Who is Data Science Engineer, and is there any difference between them and Data Scientists? Your answer to this question is an indicator of success or failure of your Data Science project.
Software development is a risky business, but the risks rocket up when you give in to the persuasion of your client “to add some AI to the system”. Your next move is to hire Data Scientists and delegate this task to them.
“What are you doing?” – Scrum masters are wondering. “Building models” – they say. After a few months, you are starting to realize you cannot control this process. Why?
Because Data Science Process IS NOT Software Development Process! Any attempts to ignore this fact quickly bring the project to epic fail.
Data Science Process has its own set of inputs, outputs, roles, deliverables and process flow. Look at some them: TDSP, CRISP-DM, KDD, SEMMA. I hope your Project Managers are aware of them. But even if they are – epic fail is still your main option.
Because there is a gap between these two processes: Data Science and Software Development.
If your developers know everything about programming, they hardly know something about Statistics, Machine Learning, Data Science (excepting popular articles). Just as Data Scientists know nothing about building Line-of-Business Applications, and truly speaking are not too strong in programming. How are you going to cope with it?

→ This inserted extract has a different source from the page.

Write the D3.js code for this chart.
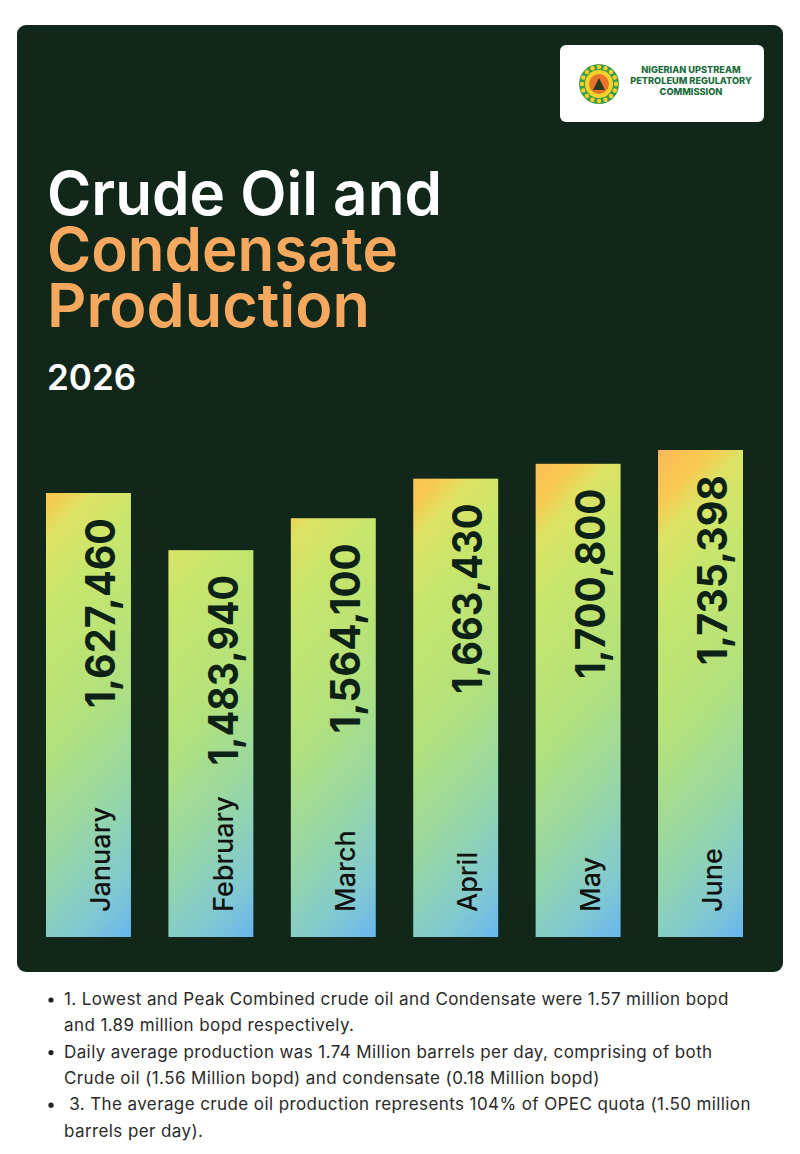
<!DOCTYPE html>
<html>
<head>
<meta charset="utf-8">
<script src="https://cdn.jsdelivr.net/npm/d3@7"></script>
<style>
  body { margin: 0; background: #ffffff; }
  svg text { font-family: Inter, "Open Sans", sans-serif; }
</style>
</head>
<body>
<div id="chart"></div>
<script>
// data
const months = ["January", "February", "March", "April", "May", "June"];
const production = [1627460, 1483940, 1564100, 1663430, 1700800, 1735398];
const titleWhite = ["Crude Oil and"];
const titleOrange = ["Condensate", "Production"];
const year = "2026";
const agencyLines = ["NIGERIAN UPSTREAM", "PETROLEUM REGULATORY", "COMMISSION"];
const notes = [
  { bullet: true,  text: "1. Lowest and Peak Combined crude oil and Condensate were 1.57 million bopd" },
  { bullet: false, text: "and 1.89 million bopd respectively." },
  { bullet: true,  text: "Daily average production was 1.74 Million barrels per day, comprising of both" },
  { bullet: false, text: "Crude oil (1.56 Million bopd) and condensate (0.18 Million bopd)" },
  { bullet: true,  text: "\u00a03. The average crude oil production represents 104% of OPEC quota (1.50 million" },
  { bullet: false, text: "barrels per day)." }
];

const width = 800, height = 1154;
const baseY = 937;
const gradTop = 420;

const svg = d3.select("#chart").append("svg")
  .attr("width", width)
  .attr("height", height);

const defs = svg.append("defs");

// dark panel
svg.append("rect")
  .attr("x", 17).attr("y", 25)
  .attr("width", 766).attr("height", 947)
  .attr("rx", 9)
  .attr("fill", "#10271a");

// logo box
const logo = svg.append("g");
logo.append("rect")
  .attr("x", 560).attr("y", 45)
  .attr("width", 204).attr("height", 77)
  .attr("rx", 6)
  .attr("fill", "#ffffff");

// emblem (simplified)
const em = logo.append("g").attr("transform", "translate(599,84)");
em.append("circle").attr("r", 20).attr("fill", "#3f9b48");
em.selectAll(".tooth")
  .data(d3.range(16))
  .join("circle")
  .attr("class", "tooth")
  .attr("cx", d => 17 * Math.cos(d / 16 * 2 * Math.PI))
  .attr("cy", d => 17 * Math.sin(d / 16 * 2 * Math.PI))
  .attr("r", 2.2)
  .attr("fill", "#f3d22b");
em.append("circle").attr("r", 14).attr("fill", "#f3d22b");
em.append("circle").attr("r", 10).attr("fill", "#e8742c");
em.append("path")
  .attr("d", "M-6,6 L0,-6 L6,6 Z")
  .attr("fill", "#2c3b24");

logo.selectAll(".agency")
  .data(agencyLines)
  .join("text")
  .attr("class", "agency")
  .attr("x", 691)
  .attr("y", (d, i) => 73 + i * 11)
  .attr("text-anchor", "middle")
  .attr("font-size", 9.2)
  .attr("font-weight", 800)
  .attr("fill", "#1b6b3c")
  .text(d => d);

// title
const titleLens = [395, 351, 323];
svg.selectAll(".title")
  .data(titleWhite.concat(titleOrange))
  .join("text")
  .attr("class", "title")
  .attr("x", 47)
  .attr("y", (d, i) => 215 + i * 56)
  .attr("font-size", 61)
  .attr("font-weight", 600)
  .attr("textLength", (d, i) => titleLens[i])
  .attr("lengthAdjust", "spacingAndGlyphs")
  .attr("fill", (d, i) => i === 0 ? "#ffffff" : "#f5a85e")
  .text(d => d);

svg.append("text")
  .attr("x", 47).attr("y", 390)
  .attr("font-size", 35)
  .attr("font-weight", 600)
  .attr("fill", "#ffffff")
  .text(year);

// scales
const x = d3.scaleBand()
  .domain(months)
  .range([46, 743])
  .paddingInner(0.306)
  .paddingOuter(0);

const y = d3.scaleLinear()
  .domain([512600, 1735398])
  .range([baseY, 450]);

const data = months.map((m, i) => ({ month: m, value: production[i], id: i }));

// one gradient per bar, sharing a common top so taller bars get warmer tops
const stops = [
  [0, "#f6917f"], [0.07, "#fbbd57"], [0.14, "#f8c950"], [0.2, "#dde264"],
  [0.32, "#c6e66c"], [0.55, "#b2e17c"], [0.75, "#95d6a8"], [0.9, "#80c8d2"], [1, "#67b5ef"]
];
data.forEach(d => {
  const w = x.bandwidth();
  const a = 0.15 / w, b = 0.85 / (baseY - gradTop);
  const n = a * a + b * b;
  const g = defs.append("linearGradient")
    .attr("id", "grad" + d.id)
    .attr("gradientUnits", "userSpaceOnUse")
    .attr("x1", x(d.month)).attr("y1", gradTop)
    .attr("x2", x(d.month) + a / n).attr("y2", gradTop + b / n);
  g.selectAll("stop")
    .data(stops)
    .join("stop")
    .attr("offset", s => s[0])
    .attr("stop-color", s => s[1]);
});

svg.selectAll(".bar")
  .data(data)
  .join("rect")
  .attr("class", "bar")
  .attr("x", d => x(d.month))
  .attr("y", d => y(d.value))
  .attr("width", x.bandwidth())
  .attr("height", d => baseY - y(d.value))
  .attr("fill", d => `url(#grad${d.id})`);

const fmt = d3.format(",");

// value labels
svg.selectAll(".val")
  .data(data)
  .join("text")
  .attr("class", "val")
  .attr("transform", d => `translate(${x(d.month) + x.bandwidth() / 2 + 12},${y(d.value) + 25}) rotate(-90)`)
  .attr("dy", "0.36em")
  .attr("text-anchor", "end")
  .attr("font-size", 41)
  .attr("font-weight", 700)
  .attr("textLength", 190)
  .attr("lengthAdjust", "spacingAndGlyphs")
  .attr("fill", "#0d2216")
  .text(d => fmt(d.value));

// month labels
svg.selectAll(".month")
  .data(data)
  .join("text")
  .attr("class", "month")
  .attr("transform", d => `translate(${x(d.month) + x.bandwidth() / 2 + 12},${baseY - 25}) rotate(-90)`)
  .attr("dy", "0.36em")
  .attr("text-anchor", "start")
  .attr("font-size", 27)
  .attr("font-weight", 500)
  .attr("fill", "#111111")
  .text(d => d.month);

// notes
const noteG = svg.append("g");
notes.forEach((n, i) => {
  const ty = 1005 + i * 26.3;
  if (n.bullet) {
    noteG.append("circle").attr("cx", 51).attr("cy", ty - 5).attr("r", 2.6).attr("fill", "#222");
  }
  noteG.append("text")
    .attr("x", 64).attr("y", ty)
    .attr("font-size", 17)
    .attr("letter-spacing", 0.4)
    .attr("fill", "#2a2a2a")
    .style("white-space", "pre")
    .text(n.text);
});
</script>
</body>
</html>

Project Manager staring at a Data Science project.
Data Science Engineer is the answer. You need a person
- with strong programming skills
- with basic Statistical skills
- with Data Science Process understanding and ability to participate on each stage of the process
- knowing specialized DS languages and tools like R, Tensorflow and so on.
Data Scientists and developers live in different worlds. Data Science Engineer lives in both. It is a magic adhesive tape without which your Data Science project will fall apart.